Hub sends a rotate_key COMMAND (cmd_type 0x06, signed with K_admin) to all routers, carrying K_group_new and an activation epoch T_activate.
Routers begin accepting frames under either K_group or K_group_new, while continuing to TX under K_group until T_activate.
For each endpoint, the hub sets config_pending on the next STATUS_ACK (and rekey_pending advisory bit). The endpoint extends its RX window and receives the rotate_key COMMAND.
The endpoint stores K_group_new alongside K_group. It tries K_group_new first and falls back to K_group on decryption failure. It records last_key_rotation_at on successful application.
After T_activate, routers TX under K_group_new only. Old K_group remains accepted indefinitely (no hard expiry) so orphaned-by-rollover endpoints are not lost — they are simply re-keyed at next maintenance visit.

The hub tracks per-endpoint last_key_rotation_at (returned in every ANNOUNCE) and exposes a “key age” view in the web UI so operators can detect nodes that missed a rollover window.

New nodes during rollover

The provisioning wizard always programs the current K_group at the time of provisioning.
During the rollover overlap window, the wizard programs K_group_new and the node receives no surprises.

Orphan recovery

If an endpoint is somehow desynced (held wrong key, old hardware reflashed later), a TECH node can re-key it in person via BLE provisioning.

K_admin rotation

K_admin rotation is more disruptive than K_group rotation: every endpoint and router needs the new K_admin to validate future privileged commands.

v1 — Option A: physical re-provisioning only (accepted)

v1 handles K_admin rotation by physical re-provisioning at maintenance time. Trade-off accepted: K_admin compromise is rare (requires hub theft), and the K_admin / K_field split (see below) limits the blast radius of the more likely scenario (tech-node loss).

Accepted risk: a lost hub exposes K_admin, requiring a field visit to every node in the affected network to re-provision. For a 200-trap deployment, this is roughly a week of field work. Tracked in the risk register as S-08.

v1 — K_admin / K_field split (accepted)

TECH nodes no longer carry K_admin. Instead, two keys:

K_admin (hub-only): rotate K_group, factory_reset_remote, router-list manipulation, rotate K_admin itself, KEY_ROLLOVER.
K_field (hub + TECH nodes): wake_ble, request_announce, set_check_in_interval, orphan adoption, servicing log.

Endpoints verify the appropriate key based on the COMMAND’s cmd_type. The COMMAND frame format does not change — only which key signs which command.

Lost TECH node → rotate K_field (hub pushes to all nodes on next config-pull cycle; no field visit). Lost hub → rotate K_admin (Option A: field visit to every node).
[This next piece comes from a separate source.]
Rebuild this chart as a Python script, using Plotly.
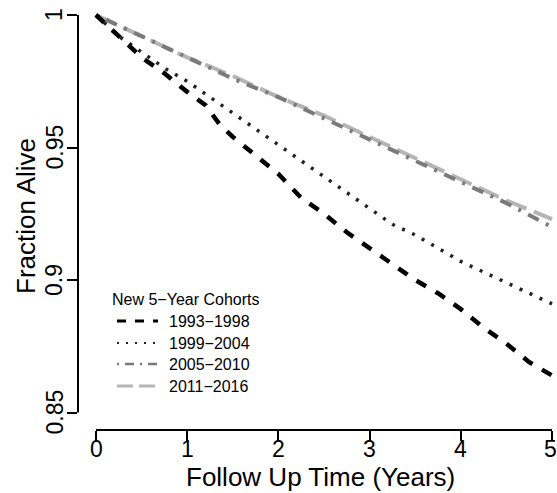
import plotly.graph_objects as go

# ---- data ----
t_9398 = [0, 0.25, 0.5, 0.75, 1.0, 1.2, 1.35, 1.5, 1.75, 2.0, 2.25, 2.5, 2.75, 3.0,
          3.25, 3.5, 3.75, 4.0, 4.25, 4.5, 4.75, 5.0]
s_9398 = [1.0, 0.992, 0.984, 0.978, 0.971, 0.966, 0.959, 0.954, 0.947, 0.940, 0.931,
          0.925, 0.918, 0.912, 0.906, 0.900, 0.895, 0.889, 0.882, 0.876, 0.869, 0.864]

t_9904 = [0, 0.25, 0.5, 0.75, 1.0, 1.25, 1.5, 1.75, 2.0, 2.25, 2.5, 2.75, 3.0, 3.25,
          3.5, 3.75, 4.0, 4.25, 4.5, 4.75, 5.0]
s_9904 = [1.0, 0.992, 0.986, 0.980, 0.975, 0.969, 0.963, 0.957, 0.951, 0.945, 0.939,
          0.933, 0.927, 0.921, 0.917, 0.912, 0.907, 0.903, 0.899, 0.895, 0.891]

t_0510 = [0, 0.25, 0.5, 0.75, 1.0, 1.5, 2.0, 2.5, 3.0, 3.5, 4.0, 4.5, 5.0]
s_0510 = [1.0, 0.996, 0.992, 0.988, 0.984, 0.976, 0.969, 0.961, 0.953, 0.945, 0.937, 0.929, 0.920]

t_1116 = [0, 0.25, 0.5, 0.75, 1.0, 1.5, 2.0, 2.5, 3.0, 3.5, 4.0, 4.5, 5.0]
s_1116 = [1.0, 0.996, 0.992, 0.988, 0.984, 0.977, 0.969, 0.962, 0.954, 0.946, 0.938, 0.930, 0.923]

cohort_labels = ["1993\u22121998", "1999\u22122004", "2005\u22122010", "2011\u22122016"]
legend_title = "New 5\u2212Year Cohorts"
x_ticks = [0, 1, 2, 3, 4, 5]
x_tick_text = ["0", "1", "2", "3", "4", "5"]
y_ticks = [0.85, 0.9, 0.95, 1.0]
y_tick_text = ["0.85", "0.9", "0.95", "1"]

# ---- styles ----
styles = [
    dict(color="#000000", width=4.5, dash="11px,11px"),
    dict(color="#222222", width=3.5, dash="3px,8px"),
    dict(color="#7a7a7a", width=4, dash="3px,8px,12px,8px"),
    dict(color="#b5b5b5", width=4, dash="22px,8px"),
]
legend_styles = [
    dict(color="#000000", width=3, dash="9px,9px"),
    dict(color="#222222", width=2, dash="2px,7px"),
    dict(color="#7a7a7a", width=2.5, dash="2px,6px,9px,6px"),
    dict(color="#b5b5b5", width=3, dash="16px,6px"),
]

FONT = "Liberation Sans, Arial, Helvetica, sans-serif"
W, H = 557, 493
L, R, T, B = 78, 557, 0, 430


def px_x(px):
    return (px - L) / (R - L)


def px_y(py):
    return (B - py) / (B - T)


fig = go.Figure()
series = [(t_9398, s_9398), (t_9904, s_9904), (t_0510, s_0510), (t_1116, s_1116)]
order = [3, 2, 1, 0]
for i in order:
    tx, sy = series[i]
    fig.add_trace(go.Scatter(x=tx, y=sy, mode="lines", line=styles[i],
                             name=cohort_labels[i], showlegend=False, hoverinfo="skip"))

# axis lines (R style, spanning tick range only)
fig.add_shape(type="line", xref="x", yref="paper", x0=x_ticks[0], x1=x_ticks[-1], y0=0, y1=0,
              line=dict(color="black", width=2))
fig.add_shape(type="line", xref="paper", yref="y", x0=0, x1=0, y0=y_ticks[0], y1=y_ticks[-1],
              line=dict(color="black", width=2))

# tick labels
for k, (v, txt) in enumerate(zip(x_ticks, x_tick_text)):
    fig.add_annotation(text=txt, xref="x", yref="paper", x=v, y=px_y(449),
                       xanchor="center", yanchor="middle", showarrow=False,
                       xshift=(-2 if k == len(x_ticks) - 1 else 0),
                       font=dict(family=FONT, size=23, color="black"))
for v, txt in zip(y_ticks, y_tick_text):
    fig.add_annotation(text=txt, xref="paper", yref="y", x=px_x(54), y=v, textangle=-90,
                       xanchor="center", yanchor="middle", showarrow=False,
                       font=dict(family=FONT, size=23, color="black"))

# axis titles
fig.add_annotation(text="Follow Up Time (Years)", xref="paper", yref="paper",
                   x=px_x(320), y=px_y(477), xanchor="center", yanchor="middle", showarrow=False,
                   font=dict(family=FONT, size=26, color="black"))
fig.add_annotation(text="Fraction Alive", xref="paper", yref="paper",
                   x=px_x(26), y=px_y(216), textangle=-90, xanchor="center", yanchor="middle",
                   showarrow=False, font=dict(family=FONT, size=26, color="black"))

# legend
fig.add_annotation(text=legend_title, xref="paper", yref="paper", x=px_x(110), y=px_y(299),
                   xanchor="left", yanchor="middle", showarrow=False,
                   font=dict(family=FONT, size=16, color="black"))
row_y = [321, 343, 364, 386]
for i, lab in enumerate(cohort_labels):
    yy = px_y(row_y[i])
    fig.add_shape(type="line", xref="paper", yref="paper", x0=px_x(117), x1=px_x(158),
                  y0=yy, y1=yy, line=legend_styles[i])
    fig.add_annotation(text=lab, xref="paper", yref="paper", x=px_x(167), y=yy,
                       xanchor="left", yanchor="middle", showarrow=False,
                       font=dict(family=FONT, size=16, color="black"))

fig.update_layout(
    width=W, height=H,
    margin=dict(l=L, r=W - R, t=T, b=H - B, pad=0),
    paper_bgcolor="white", plot_bgcolor="white",
    font=dict(family=FONT, color="black"),
    showlegend=False,
)
fig.update_xaxes(range=[(L - 96) / 91.2, (R - 96) / 91.2], showgrid=False, zeroline=False,
                 showline=False, ticks="outside", ticklen=10, tickwidth=2, tickcolor="black",
                 tickvals=x_ticks, showticklabels=False)
fig.update_yaxes(range=[1 - (B - 15) / 2650, 1 + 15 / 2650], showgrid=False, zeroline=False,
                 showline=False, ticks="outside", ticklen=10, tickwidth=2, tickcolor="black",
                 tickvals=y_ticks, showticklabels=False)

fig.write_html("out.html")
Why OTA K_admin rotation is hard

The bootstrap problem: if any command signed with K_admin can rotate K_admin, then an attacker who already holds K_admin can immediately rotate it to a key only they know — permanently locking the legitimate operator out. A naive OTA rotation makes a bad day worse.

Upgrade path: Option B then Option C

The upgrade path from A → B → C is additive, not a rewrite. The COMMAND verification pipeline is designed as a pluggable step: “receive COMMAND → verify auth → apply if valid → ACK.” Swapping the verification step is a localised firmware change; the rest of the pipeline (frame parsing, command dispatch, config persistence, ACK) is untouched.

Option B — “Break-glass” pre-shared `K_admin_next` (planned for v1.1+)

At provisioning, every node receives both K_admin and a sealed, unused K_admin_next. OTA rotation must be signed by K_admin_next, which an attacker holding only the stolen K_admin does not possess (unless they also extracted a deployed node’s flash).

After one OTA rotation, the K_admin_next slot is spent — the node reverts to physical-only until a field visit installs a fresh K_admin_next.

What changes from Option A:

Provisioning writes one extra key to flash (~50 lines of firmware).
Rotation verification checks K_admin_next instead of K_admin.
No wire format change. No frame envelope change.

Risks (speculative, pending implementation):

Extra key on every node increases flash exposure surface.
“Spent” state must be tracked and visible to the operator; stale K_admin_next values are a silent vulnerability.
If an attacker extracts both K_admin and K_admin_next from a single node’s flash, Option B provides no protection for that network. Mitigation: APPROTECT + field-audit of node tamper state.
One-shot only; after use, back to Option A until a field visit replenishes the slot.

Option C — PKI / hub public-key signing (planned for v2.0+)

Hub holds a long-term ECDSA private key. Every node has the hub’s public key. K_admin rotation commands are signed with the hub’s private key. Arbitrary rotations possible.

What changes from Option B:

Provisioning writes a hub public key to flash (instead of or alongside K_admin_next).
Rotation verification switches from AES-CMAC to ECDSA-verify. The nRF52840’s CryptoCell has hardware ECDSA support.
The COMMAND frame’s admin_mic field becomes an ECDSA signature (64 bytes vs 8 bytes). This is the only wire-format change, and it’s in a variable-length field inside the AES-CCM envelope, so the frame envelope does not change.
Hub-side: generate and protect a private key. Backup and recovery story needed for this new critical asset.